Boy Child Parenting

Boy Child Parenting

Growing up in the bustling and populous estate in Nairobi known as Eastleigh, it was always great fun going out to play football with neighbours and friends.

We would meet right outside the roadside, collect a bunch of polythene papers and some sisal strings. The deft ones would also pick up sponges thrown about due to lack of use. Skillful use of these elements would result in a well woven medium-sized bouncing ball. It would be ready for use within a matter of minutes and a pitch would be quickly created soon after.

The pitch entailed creating some space either on the non-busy side of the road or any empty space with clothes hanging of the lines. The type of surface did not matter. We swiftly moved the often wet and dripping clothes aside and using four of the biggest stones we could get, create the goal posts for each team.

 

Among us would be the one considered most fair and learned enough to be allowed to confirm that the well spaced pair of stones are equi-distant enough to make a fair goal post for each side.

Let the Game Begin

We then stood in one line facing same direction and upon the call by the captain of either side, you would step forward or backward to end up with two teams.
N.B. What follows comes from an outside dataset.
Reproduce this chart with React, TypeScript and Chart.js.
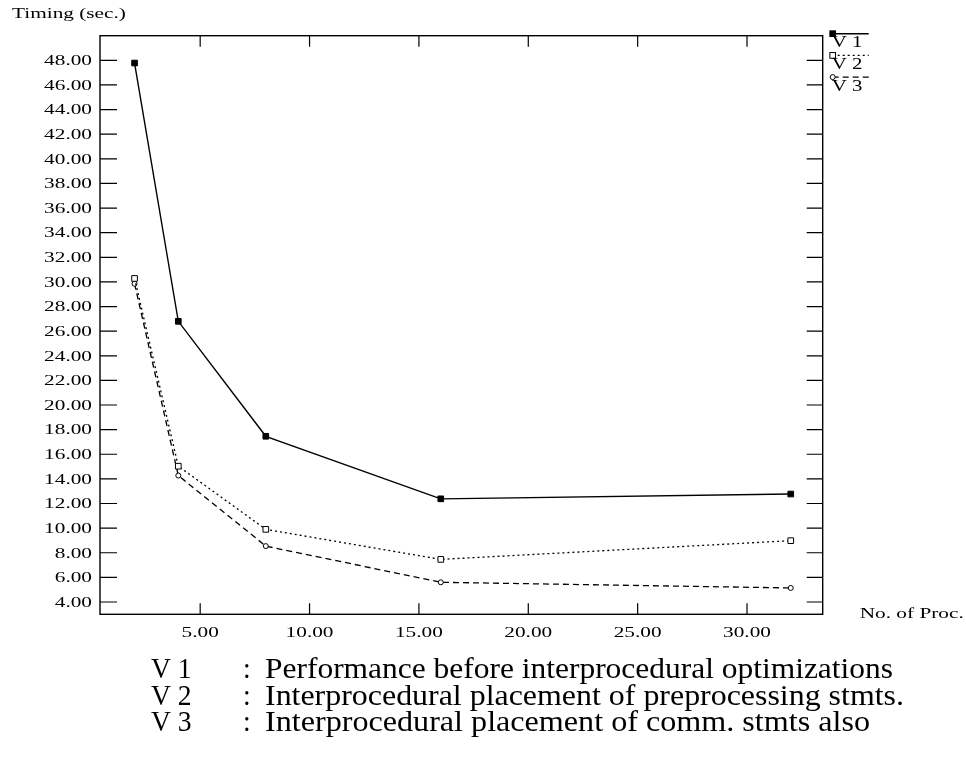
import { useEffect, useRef } from "react";
import { Chart, registerables } from "chart.js";
Chart.register(...registerables);

const procs = [2, 4, 8, 16, 32];
const v1 = [47.78, 26.8, 17.46, 12.38, 12.77];
const v2 = [30.28, 15.03, 9.9, 7.46, 8.98];
const v3 = [29.85, 14.27, 8.54, 5.6, 5.14];
const seriesNames = ["V 1", "V 2", "V 3"];
const xTicks = [5, 10, 15, 20, 25, 30];
const yTicks = [4, 6, 8, 10, 12, 14, 16, 18, 20, 22, 24, 26, 28, 30, 32, 34, 36, 38, 40, 42, 44, 46, 48];
const yTitle = "Timing (sec.)";
const xTitle = "No. of Proc.";
const captionKeys = ["V 1", "V 2", "V 3"];
const captionTexts = [
  "Performance before interprocedural optimizations",
  "Interprocedural placement of preprocessing stmts.",
  "Interprocedural placement of comm. stmts also",
];

const W = 966;
const H = 759;
const SX = 1.52;
const SMALL_FONT = "14px 'Liberation Serif'";
const LEG_FONT = "16px 'Liberation Serif'";
const CAP_FONT = "30px 'Liberation Serif'";
const CAP_ENDS = [893, 904, 870];

function sText(ctx: CanvasRenderingContext2D, text: string, x: number, y: number, align: CanvasTextAlign, sx: number) {
  ctx.save();
  ctx.translate(x, y);
  ctx.scale(sx, 1);
  ctx.textAlign = align;
  ctx.textBaseline = "alphabetic";
  ctx.fillText(text, 0, 0);
  ctx.restore();
}

const framePlugin = {
  id: "frame",
  beforeDatasetsDraw(chart: any) {
    const ctx: CanvasRenderingContext2D = chart.ctx;
    const a = chart.chartArea;
    const xs = chart.scales.x;
    const ys = chart.scales.y;
    ctx.save();
    ctx.strokeStyle = "#000";
    ctx.lineWidth = 1.4;
    ctx.setLineDash([]);
    ctx.strokeRect(a.left, a.top, a.right - a.left, a.bottom - a.top);
    ctx.lineWidth = 1.2;
    ctx.beginPath();
    for (const v of yTicks) {
      const py = ys.getPixelForValue(v);
      ctx.moveTo(a.left, py);
      ctx.lineTo(a.left + 17, py);
      ctx.moveTo(a.right - 16, py);
      ctx.lineTo(a.right, py);
    }
    for (const v of xTicks) {
      const px = xs.getPixelForValue(v);
      ctx.moveTo(px, a.bottom);
      ctx.lineTo(px, a.bottom - 11);
      ctx.moveTo(px, a.top);
      ctx.lineTo(px, a.top + 11);
    }
    ctx.stroke();
    ctx.fillStyle = "#000";
    ctx.strokeStyle = "#000";
    ctx.font = SMALL_FONT;
    for (const v of yTicks) {
      const py = ys.getPixelForValue(v);
      sText(ctx, v.toFixed(2), a.left - 8, py + 4.8, "right", SX);
    }
    for (const v of xTicks) {
      const px = xs.getPixelForValue(v);
      sText(ctx, v.toFixed(2), px, a.bottom + 22.5, "center", SX);
    }
    sText(ctx, yTitle, 12, 18, "left", SX);
    sText(ctx, xTitle, a.right + 37, a.bottom + 4, "left", SX);
    ctx.restore();
  },
  afterDraw(chart: any) {
    const ctx: CanvasRenderingContext2D = chart.ctx;
    const a = chart.chartArea;
    ctx.save();
    // legend
    const ds = chart.data.datasets;
    for (let i = 0; i < ds.length; i++) {
      const d = ds[i];
      const ly = 33.7 + i * 21.7;
      const lx = a.right + 10;
      ctx.strokeStyle = "#000";
      ctx.lineWidth = d.borderWidth;
      ctx.setLineDash(d.borderDash || []);
      ctx.beginPath();
      ctx.moveTo(lx, ly);
      ctx.lineTo(lx + 36, ly);
      ctx.stroke();
      ctx.setLineDash([]);
      ctx.lineWidth = 1;
      ctx.fillStyle = d.pointBackgroundColor;
      ctx.strokeStyle = "#000";
      if (d.pointStyle === "rect") {
        const s = d.pointRadius * Math.SQRT1_2;
        ctx.fillRect(lx - s, ly - s, 2 * s, 2 * s);
        ctx.strokeRect(lx - s, ly - s, 2 * s, 2 * s);
      } else {
        ctx.beginPath();
        ctx.arc(lx, ly, d.pointRadius, 0, Math.PI * 2);
        ctx.fill();
        ctx.stroke();
      }
      ctx.fillStyle = "#000";
      ctx.font = LEG_FONT;
      sText(ctx, seriesNames[i], lx - 1, ly + 13.5, "left", 1.3);
    }
    // caption
    ctx.font = CAP_FONT;
    ctx.fillStyle = "#000";
    const keySx = 0.92;
    for (let i = 0; i < captionTexts.length; i++) {
      const by = 678 + i * 26.5;
      const m = ctx.measureText(captionTexts[i]).width;
      const csx = (CAP_ENDS[i] - 265) / m;
      sText(ctx, captionKeys[i], 151, by, "left", keySx);
      sText(ctx, ":", 243, by, "left", keySx);
      sText(ctx, captionTexts[i], 265, by, "left", csx);
    }
    ctx.restore();
  },
};

export default function App() {
  const ref = useRef<HTMLCanvasElement | null>(null);
  useEffect(() => {
    if (!ref.current) return;
    const mk = (vals: number[]) => procs.map((x, i) => ({ x, y: vals[i] }));
    const chart = new Chart(ref.current, {
      type: "line",
      data: {
        datasets: [
          {
            label: seriesNames[0],
            data: mk(v1),
            borderColor: "#000",
            borderWidth: 1.4,
            borderDash: [],
            pointStyle: "rect",
            pointRadius: 4,
            pointBackgroundColor: "#000",
            pointBorderColor: "#000",
            pointBorderWidth: 1,
          },
          {
            label: seriesNames[1],
            data: mk(v2),
            borderColor: "#000",
            borderWidth: 1.3,
            borderDash: [2, 3],
            pointStyle: "rect",
            pointRadius: 4,
            pointBackgroundColor: "#fff",
            pointBorderColor: "#000",
            pointBorderWidth: 1,
          },
          {
            label: seriesNames[2],
            data: mk(v3),
            borderColor: "#000",
            borderWidth: 1.3,
            borderDash: [6, 4],
            pointStyle: "circle",
            pointRadius: 2.5,
            pointBackgroundColor: "#fff",
            pointBorderColor: "#000",
            pointBorderWidth: 1,
          },
        ] as any,
      },
      options: {
        animation: false,
        responsive: false,
        devicePixelRatio: 1,
        layout: { padding: { left: 100, top: 35.7, right: W - 822.7, bottom: H - 614.3 } },
        plugins: { legend: { display: false }, tooltip: { enabled: false } },
        scales: {
          x: { type: "linear", min: 0.42, max: 33.46, display: false },
          y: { type: "linear", min: 3, max: 50, display: false },
        },
        elements: { line: { tension: 0 } },
      } as any,
      plugins: [framePlugin],
    });
    return () => chart.destroy();
  }, []);
  return (
    <div style={{ position: "absolute", left: 0, top: 0, width: W, height: H, background: "#fff" }}>
      <canvas ref={ref} width={W} height={H} style={{ display: "block", width: W, height: H }} />
    </div>
  );
}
To differentiate each side’s team, one side had to remove their t-shirts and the others retained theirs.

That marked the beginning of a a day long football thriller complete with supporters for each side. We would play through lunch hour and evening till when we can’t see the ball. Alternatively, at the sight of any of your parents coming from work, you would quickly duck and run back home.

Young boys nowadays.

There seems to be a complete replacement of the outdoors with indoor stay. The urban pre-teen boys spend most of their time on phones, tablets or lap tops playing games or recording videos for the many emerging platforms such as TikTok, Snapchat to mention but a few.
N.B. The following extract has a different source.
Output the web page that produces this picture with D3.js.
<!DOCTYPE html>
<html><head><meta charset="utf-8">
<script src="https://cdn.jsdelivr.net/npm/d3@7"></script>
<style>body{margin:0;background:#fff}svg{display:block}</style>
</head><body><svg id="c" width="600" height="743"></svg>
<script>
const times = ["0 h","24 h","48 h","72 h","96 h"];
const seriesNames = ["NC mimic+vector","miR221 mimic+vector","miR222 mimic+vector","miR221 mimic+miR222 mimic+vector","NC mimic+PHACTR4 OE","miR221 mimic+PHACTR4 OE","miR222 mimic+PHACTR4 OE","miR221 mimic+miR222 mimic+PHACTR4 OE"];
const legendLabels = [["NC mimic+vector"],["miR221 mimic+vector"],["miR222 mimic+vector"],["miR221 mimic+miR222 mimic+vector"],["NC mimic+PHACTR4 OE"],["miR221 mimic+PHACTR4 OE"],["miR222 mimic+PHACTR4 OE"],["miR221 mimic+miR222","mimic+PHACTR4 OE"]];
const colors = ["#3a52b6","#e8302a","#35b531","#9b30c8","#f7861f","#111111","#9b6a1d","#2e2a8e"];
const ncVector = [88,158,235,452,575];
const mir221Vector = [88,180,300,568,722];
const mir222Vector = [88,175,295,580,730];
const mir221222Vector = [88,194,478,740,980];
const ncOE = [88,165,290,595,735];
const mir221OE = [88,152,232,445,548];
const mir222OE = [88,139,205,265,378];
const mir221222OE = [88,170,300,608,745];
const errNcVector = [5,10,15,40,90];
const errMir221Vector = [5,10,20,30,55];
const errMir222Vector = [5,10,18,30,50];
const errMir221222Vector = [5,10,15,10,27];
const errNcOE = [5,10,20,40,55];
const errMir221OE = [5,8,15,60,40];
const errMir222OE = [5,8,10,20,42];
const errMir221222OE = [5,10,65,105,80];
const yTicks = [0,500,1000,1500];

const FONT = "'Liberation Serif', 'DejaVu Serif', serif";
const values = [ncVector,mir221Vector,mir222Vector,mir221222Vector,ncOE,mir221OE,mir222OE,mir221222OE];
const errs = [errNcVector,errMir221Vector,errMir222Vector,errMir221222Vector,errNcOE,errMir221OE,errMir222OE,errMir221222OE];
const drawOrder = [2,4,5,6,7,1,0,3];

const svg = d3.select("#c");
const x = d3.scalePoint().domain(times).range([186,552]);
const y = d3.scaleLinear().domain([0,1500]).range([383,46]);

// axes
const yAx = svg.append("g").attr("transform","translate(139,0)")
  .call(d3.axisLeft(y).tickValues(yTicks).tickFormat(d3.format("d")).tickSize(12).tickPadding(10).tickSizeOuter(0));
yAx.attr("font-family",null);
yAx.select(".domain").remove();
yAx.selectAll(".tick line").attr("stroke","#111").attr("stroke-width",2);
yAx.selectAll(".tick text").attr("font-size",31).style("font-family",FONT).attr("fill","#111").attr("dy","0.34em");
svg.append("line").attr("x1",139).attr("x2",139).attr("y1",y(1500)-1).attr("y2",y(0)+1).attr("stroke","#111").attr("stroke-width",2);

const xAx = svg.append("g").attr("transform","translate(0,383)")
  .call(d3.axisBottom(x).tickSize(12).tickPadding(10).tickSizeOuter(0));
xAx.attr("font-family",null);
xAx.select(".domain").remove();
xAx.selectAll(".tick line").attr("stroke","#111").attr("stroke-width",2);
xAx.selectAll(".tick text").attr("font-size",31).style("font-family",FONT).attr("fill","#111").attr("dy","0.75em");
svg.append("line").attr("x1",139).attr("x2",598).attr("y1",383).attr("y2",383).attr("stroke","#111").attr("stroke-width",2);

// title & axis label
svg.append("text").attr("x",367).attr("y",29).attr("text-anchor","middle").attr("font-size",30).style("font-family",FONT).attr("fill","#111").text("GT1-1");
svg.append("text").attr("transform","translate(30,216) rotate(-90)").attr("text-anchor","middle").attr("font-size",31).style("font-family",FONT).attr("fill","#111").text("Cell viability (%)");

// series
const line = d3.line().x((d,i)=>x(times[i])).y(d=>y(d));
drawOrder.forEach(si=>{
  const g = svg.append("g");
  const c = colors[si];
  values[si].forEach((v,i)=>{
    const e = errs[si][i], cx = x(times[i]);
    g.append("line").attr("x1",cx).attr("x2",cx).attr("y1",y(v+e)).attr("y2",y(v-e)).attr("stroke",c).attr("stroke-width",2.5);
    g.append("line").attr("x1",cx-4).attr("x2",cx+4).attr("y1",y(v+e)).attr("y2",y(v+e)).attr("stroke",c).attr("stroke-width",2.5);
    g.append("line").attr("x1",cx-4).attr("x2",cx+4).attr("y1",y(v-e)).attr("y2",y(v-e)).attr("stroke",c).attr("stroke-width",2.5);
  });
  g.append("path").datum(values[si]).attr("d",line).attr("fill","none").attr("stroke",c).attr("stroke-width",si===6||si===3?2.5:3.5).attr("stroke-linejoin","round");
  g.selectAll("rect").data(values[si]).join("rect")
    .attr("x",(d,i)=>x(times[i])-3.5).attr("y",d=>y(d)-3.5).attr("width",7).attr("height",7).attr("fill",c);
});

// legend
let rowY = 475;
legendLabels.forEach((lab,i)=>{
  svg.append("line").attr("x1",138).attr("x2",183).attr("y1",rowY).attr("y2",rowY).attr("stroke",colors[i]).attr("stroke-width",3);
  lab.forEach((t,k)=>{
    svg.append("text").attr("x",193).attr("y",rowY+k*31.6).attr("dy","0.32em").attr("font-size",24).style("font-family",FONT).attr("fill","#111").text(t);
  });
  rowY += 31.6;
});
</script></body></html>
These platforms seem to be addictive enough to warrant development of very rude anti-social behaviours from them. Interrupting them when they are playing any of these games seems to invite unwarranted protest and choice words picked from the self-same platforms.

There needs to be a healthy balance of socializing and physical exercise for boys at that age.
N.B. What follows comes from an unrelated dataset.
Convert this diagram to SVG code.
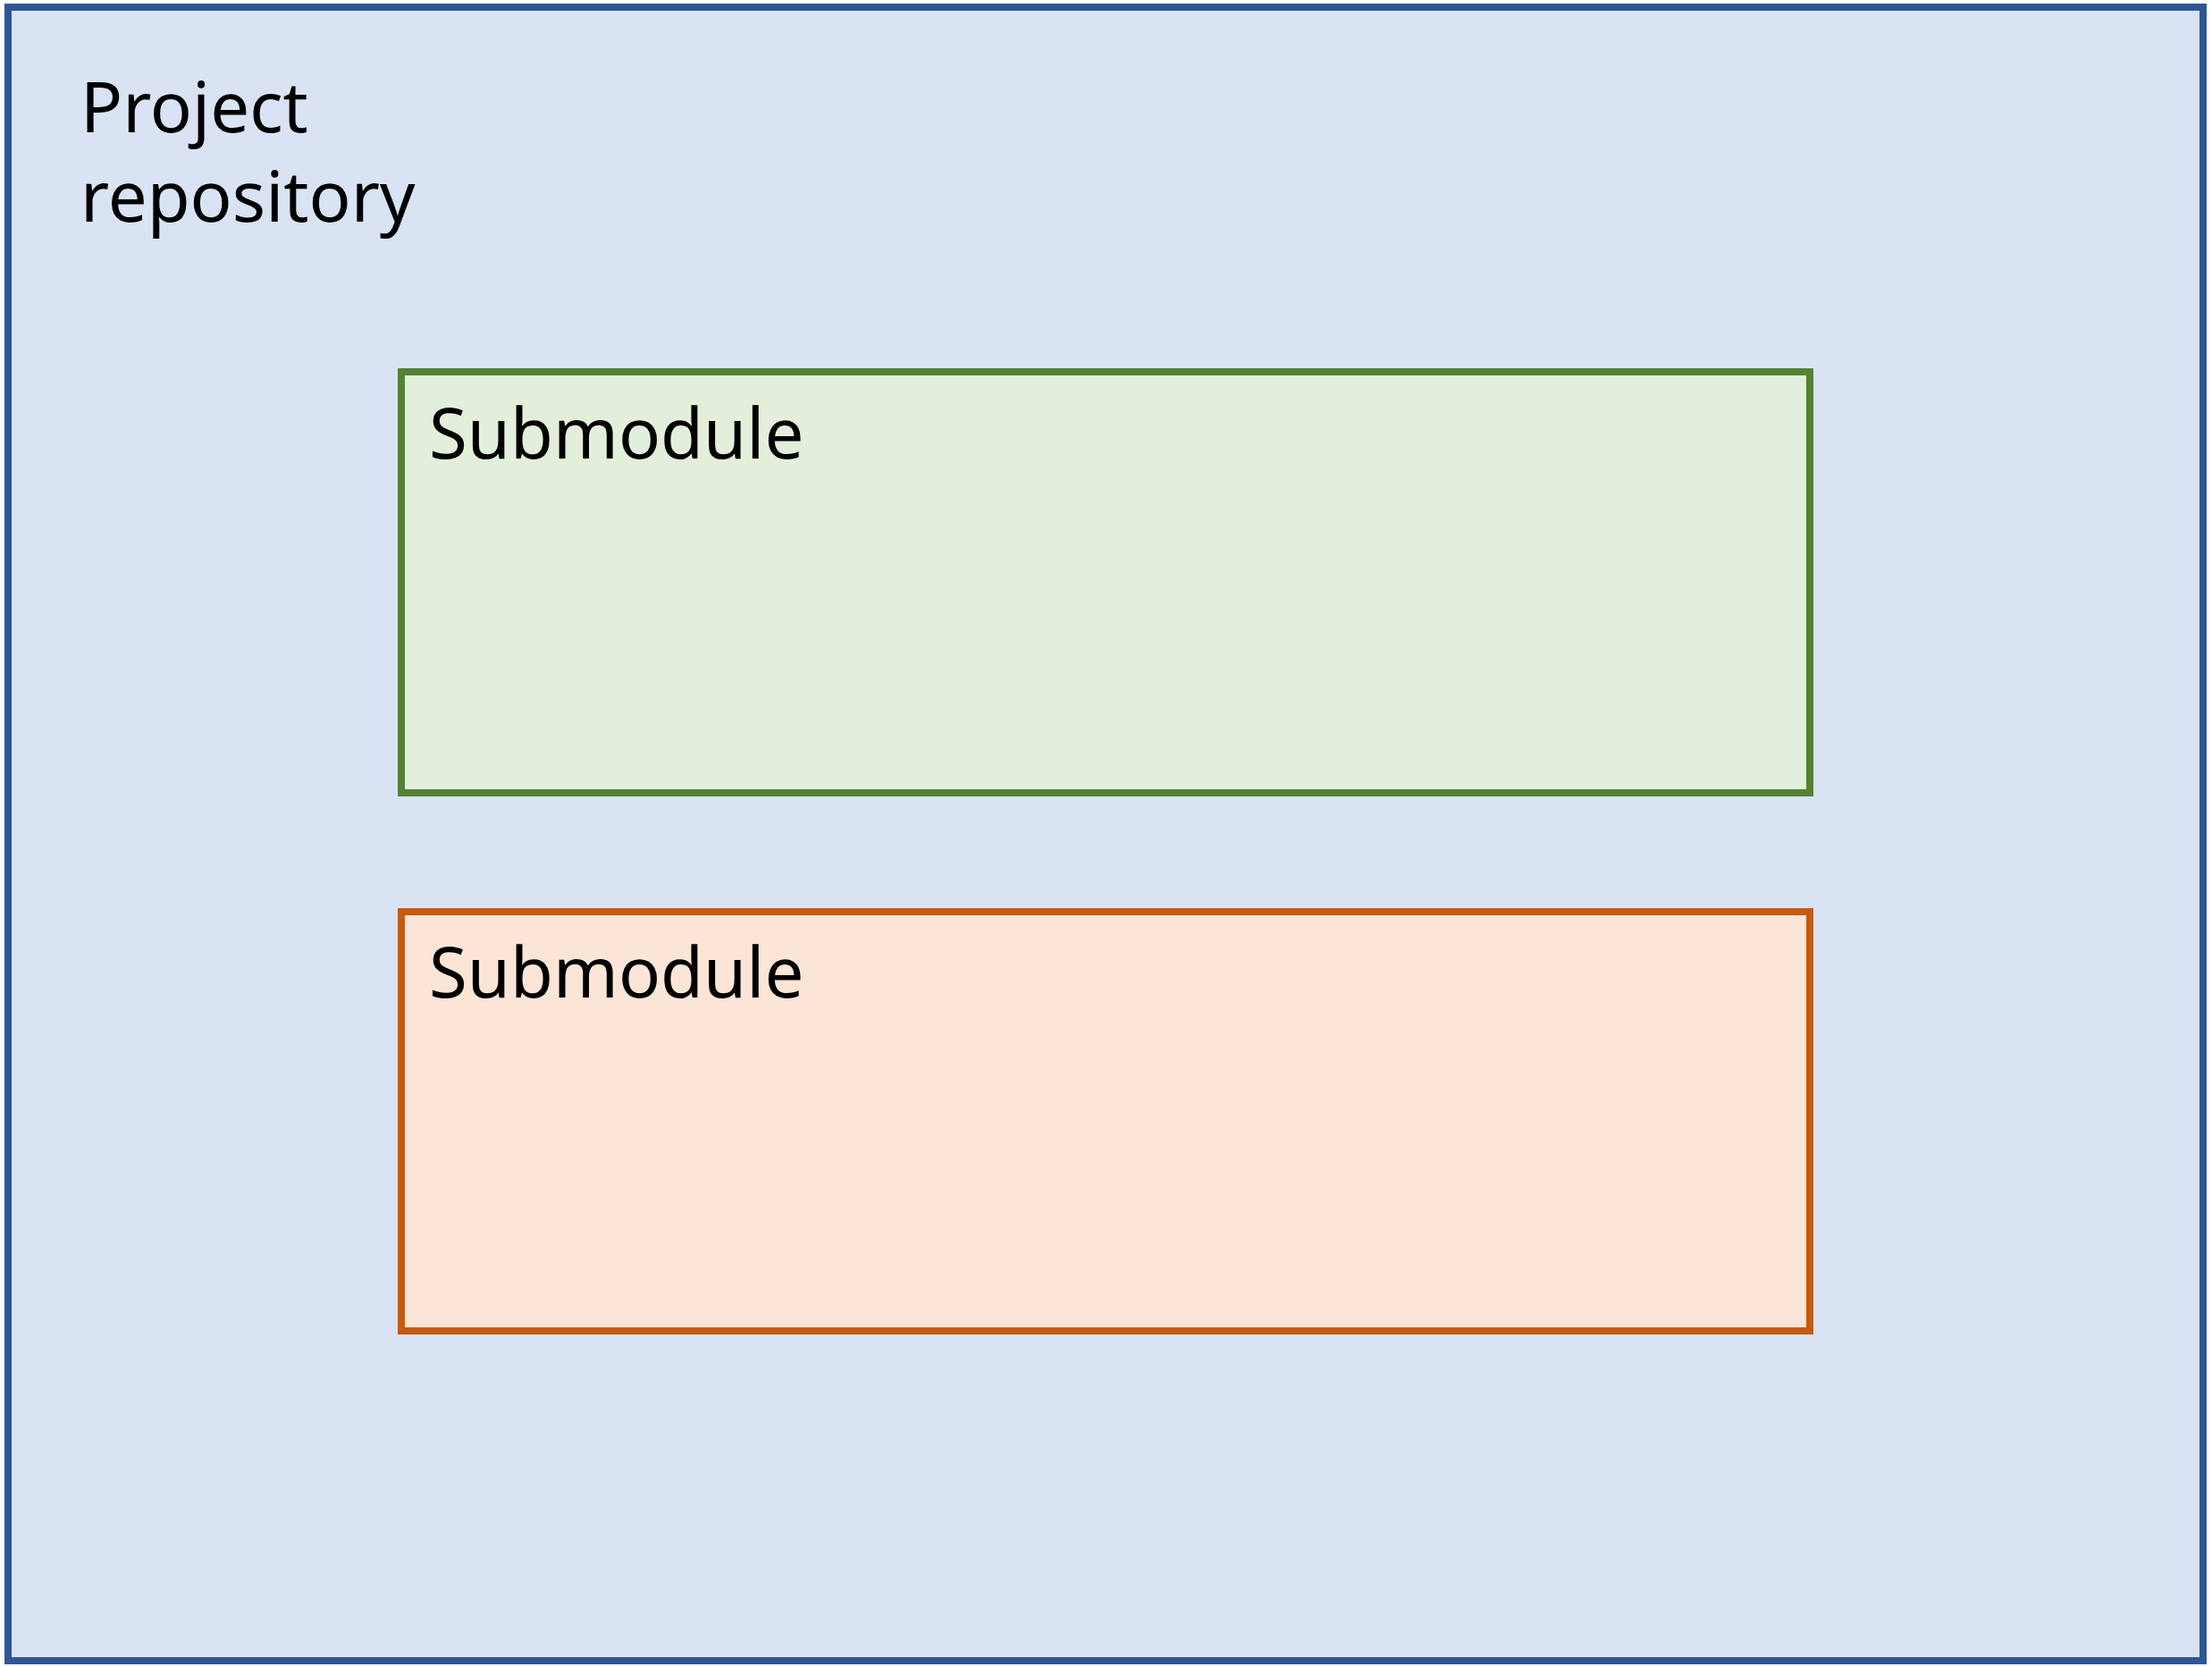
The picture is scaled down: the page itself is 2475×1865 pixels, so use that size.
<svg xmlns="http://www.w3.org/2000/svg" width="2475" height="1865" viewBox="0 0 2475 1865">
<style>
text{font-family:"Noto Sans","Open Sans","Liberation Sans",sans-serif;font-size:78px;fill:#000}
</style>
<rect width="2475" height="1865" fill="#ffffff"/>
<g id="repo">
<rect x="9" y="8" width="2456" height="1850" fill="#dae3f3" stroke="#2f5597" stroke-width="8"/>
<text x="90" y="148">Project</text>
<text x="90" y="248">repository</text>
</g>
<g id="sub1">
<rect x="449" y="416" width="1576" height="471" fill="#e2efda" stroke="#548235" stroke-width="8"/>
<text x="480" y="513">Submodule</text>
</g>
<g id="sub2">
<rect x="449" y="1020" width="1576" height="469" fill="#fbe5d6" stroke="#c55a11" stroke-width="8"/>
<text x="480" y="1116">Submodule</text>
</g>
<g id="connectors"/>
</svg>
Especially now that there is no school attendance, there is a likelihood that your ‘innocent’ boy will pick up some really bad habits online which will be life-changing and very difficult to amend in future. The wise men say that you must straighten the  tree when still young and in its absence, prepare to chop it down if it leans in the wrong direction in future.

It’s a given that in this fourth information revolution, there is an overabundance of information and apps. However, as a caring parent, take time to monitor what they engage in online noting the language and spare some face time with them. Encourage them to go out and have a walk, run or play outside even if it is for brief periods. There will be a big impact on their mental and physical growth. You can thank me later.